[A block of data]
......

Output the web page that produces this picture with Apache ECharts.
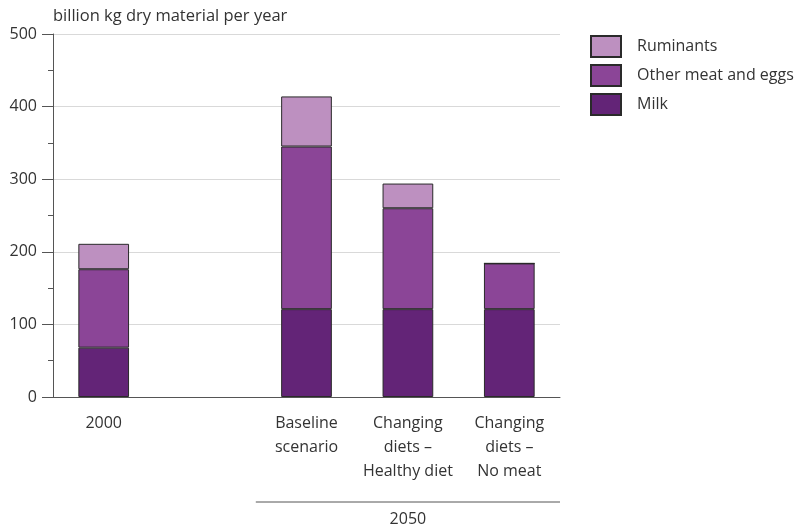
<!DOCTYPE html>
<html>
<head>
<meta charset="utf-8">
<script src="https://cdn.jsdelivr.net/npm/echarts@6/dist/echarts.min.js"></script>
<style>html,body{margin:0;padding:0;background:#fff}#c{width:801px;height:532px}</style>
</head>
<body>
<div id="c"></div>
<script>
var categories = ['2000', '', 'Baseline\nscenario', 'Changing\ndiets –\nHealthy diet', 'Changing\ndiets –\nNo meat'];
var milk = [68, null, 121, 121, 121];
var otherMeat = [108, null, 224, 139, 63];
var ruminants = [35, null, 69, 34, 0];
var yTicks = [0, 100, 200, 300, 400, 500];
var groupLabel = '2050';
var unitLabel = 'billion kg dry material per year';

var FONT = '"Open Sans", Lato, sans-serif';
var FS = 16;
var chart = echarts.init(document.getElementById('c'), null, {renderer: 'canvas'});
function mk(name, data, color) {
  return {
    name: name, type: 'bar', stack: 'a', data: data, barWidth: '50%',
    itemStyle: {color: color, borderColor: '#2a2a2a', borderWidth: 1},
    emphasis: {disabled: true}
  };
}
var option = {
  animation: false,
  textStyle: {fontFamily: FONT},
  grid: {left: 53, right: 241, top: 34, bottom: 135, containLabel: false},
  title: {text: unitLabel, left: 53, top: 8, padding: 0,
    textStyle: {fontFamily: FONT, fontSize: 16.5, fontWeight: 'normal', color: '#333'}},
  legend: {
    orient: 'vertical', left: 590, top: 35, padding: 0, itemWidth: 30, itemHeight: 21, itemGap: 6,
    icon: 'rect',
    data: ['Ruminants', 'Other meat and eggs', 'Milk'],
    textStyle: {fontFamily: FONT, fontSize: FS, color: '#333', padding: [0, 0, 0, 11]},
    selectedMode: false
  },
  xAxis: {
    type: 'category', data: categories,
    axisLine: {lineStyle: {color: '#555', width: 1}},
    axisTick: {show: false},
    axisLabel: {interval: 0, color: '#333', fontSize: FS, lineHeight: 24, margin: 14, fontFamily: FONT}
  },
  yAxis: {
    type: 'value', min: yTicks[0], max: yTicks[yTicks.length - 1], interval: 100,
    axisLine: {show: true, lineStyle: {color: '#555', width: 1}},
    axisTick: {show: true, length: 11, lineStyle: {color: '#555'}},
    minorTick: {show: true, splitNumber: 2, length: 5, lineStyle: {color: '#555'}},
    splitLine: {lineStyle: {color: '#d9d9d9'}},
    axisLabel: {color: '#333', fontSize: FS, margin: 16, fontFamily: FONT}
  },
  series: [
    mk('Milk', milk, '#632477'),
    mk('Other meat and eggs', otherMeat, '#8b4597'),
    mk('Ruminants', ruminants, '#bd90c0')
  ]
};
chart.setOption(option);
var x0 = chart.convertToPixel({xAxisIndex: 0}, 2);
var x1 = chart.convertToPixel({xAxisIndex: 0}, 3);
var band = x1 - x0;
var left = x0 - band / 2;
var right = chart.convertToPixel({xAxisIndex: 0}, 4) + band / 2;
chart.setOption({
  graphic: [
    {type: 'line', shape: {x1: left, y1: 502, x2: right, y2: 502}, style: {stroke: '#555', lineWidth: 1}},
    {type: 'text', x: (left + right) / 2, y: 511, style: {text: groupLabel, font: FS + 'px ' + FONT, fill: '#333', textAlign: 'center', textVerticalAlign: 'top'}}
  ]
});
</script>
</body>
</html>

......

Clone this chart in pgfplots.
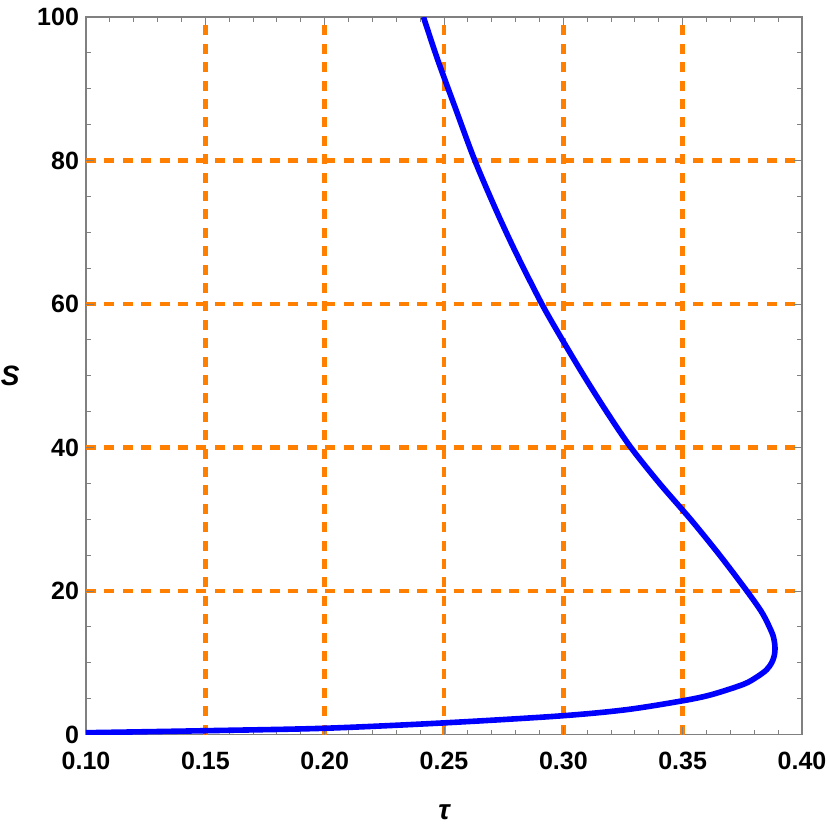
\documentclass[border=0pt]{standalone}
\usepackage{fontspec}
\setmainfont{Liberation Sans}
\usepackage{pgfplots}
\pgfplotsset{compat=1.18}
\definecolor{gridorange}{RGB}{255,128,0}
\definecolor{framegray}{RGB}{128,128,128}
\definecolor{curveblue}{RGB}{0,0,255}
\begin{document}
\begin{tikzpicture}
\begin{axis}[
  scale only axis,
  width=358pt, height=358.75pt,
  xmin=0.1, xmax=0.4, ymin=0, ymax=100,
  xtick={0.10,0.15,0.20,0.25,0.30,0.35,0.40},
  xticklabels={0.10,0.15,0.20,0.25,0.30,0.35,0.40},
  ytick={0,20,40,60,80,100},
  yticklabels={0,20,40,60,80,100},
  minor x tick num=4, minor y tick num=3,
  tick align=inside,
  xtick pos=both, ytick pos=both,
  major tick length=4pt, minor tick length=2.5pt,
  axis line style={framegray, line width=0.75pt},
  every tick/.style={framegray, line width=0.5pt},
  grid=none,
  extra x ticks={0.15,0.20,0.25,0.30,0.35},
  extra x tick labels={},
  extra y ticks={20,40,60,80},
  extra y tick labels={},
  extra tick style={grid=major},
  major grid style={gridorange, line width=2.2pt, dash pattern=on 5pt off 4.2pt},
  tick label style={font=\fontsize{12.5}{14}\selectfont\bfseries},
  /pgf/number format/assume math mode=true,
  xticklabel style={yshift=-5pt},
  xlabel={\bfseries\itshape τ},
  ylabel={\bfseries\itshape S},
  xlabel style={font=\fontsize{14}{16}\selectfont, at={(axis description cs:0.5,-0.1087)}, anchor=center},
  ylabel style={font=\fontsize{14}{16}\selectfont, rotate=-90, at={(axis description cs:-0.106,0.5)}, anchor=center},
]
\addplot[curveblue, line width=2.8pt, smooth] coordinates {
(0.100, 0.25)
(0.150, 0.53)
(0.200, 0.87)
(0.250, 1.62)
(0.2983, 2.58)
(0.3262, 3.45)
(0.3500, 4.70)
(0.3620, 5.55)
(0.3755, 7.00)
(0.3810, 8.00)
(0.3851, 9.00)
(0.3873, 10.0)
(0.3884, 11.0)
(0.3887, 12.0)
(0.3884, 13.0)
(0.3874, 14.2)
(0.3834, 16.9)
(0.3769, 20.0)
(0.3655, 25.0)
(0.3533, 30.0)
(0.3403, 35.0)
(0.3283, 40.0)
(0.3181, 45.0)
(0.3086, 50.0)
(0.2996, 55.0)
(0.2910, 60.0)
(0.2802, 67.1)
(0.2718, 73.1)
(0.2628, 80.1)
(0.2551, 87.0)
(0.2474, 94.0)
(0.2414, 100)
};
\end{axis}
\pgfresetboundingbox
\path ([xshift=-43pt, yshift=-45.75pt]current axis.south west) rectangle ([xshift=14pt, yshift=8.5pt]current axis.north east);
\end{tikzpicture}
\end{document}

......

### The exercise
Repeat the lines between those holding "Output the web" and "var unitLabel = 'billion", inclusive. Pictures stay out.

### Solution below
Output the web page that produces this picture with Apache ECharts.
<!DOCTYPE html>
<html>
<head>
<meta charset="utf-8">
<script src="https://cdn.jsdelivr.net/npm/echarts@6/dist/echarts.min.js"></script>
<style>html,body{margin:0;padding:0;background:#fff}#c{width:801px;height:532px}</style>
</head>
<body>
<div id="c"></div>
<script>
var categories = ['2000', '', 'Baseline\nscenario', 'Changing\ndiets –\nHealthy diet', 'Changing\ndiets –\nNo meat'];
var milk = [68, null, 121, 121, 121];
var otherMeat = [108, null, 224, 139, 63];
var ruminants = [35, null, 69, 34, 0];
var yTicks = [0, 100, 200, 300, 400, 500];
var groupLabel = '2050';
var unitLabel = 'billion kg dry material per year';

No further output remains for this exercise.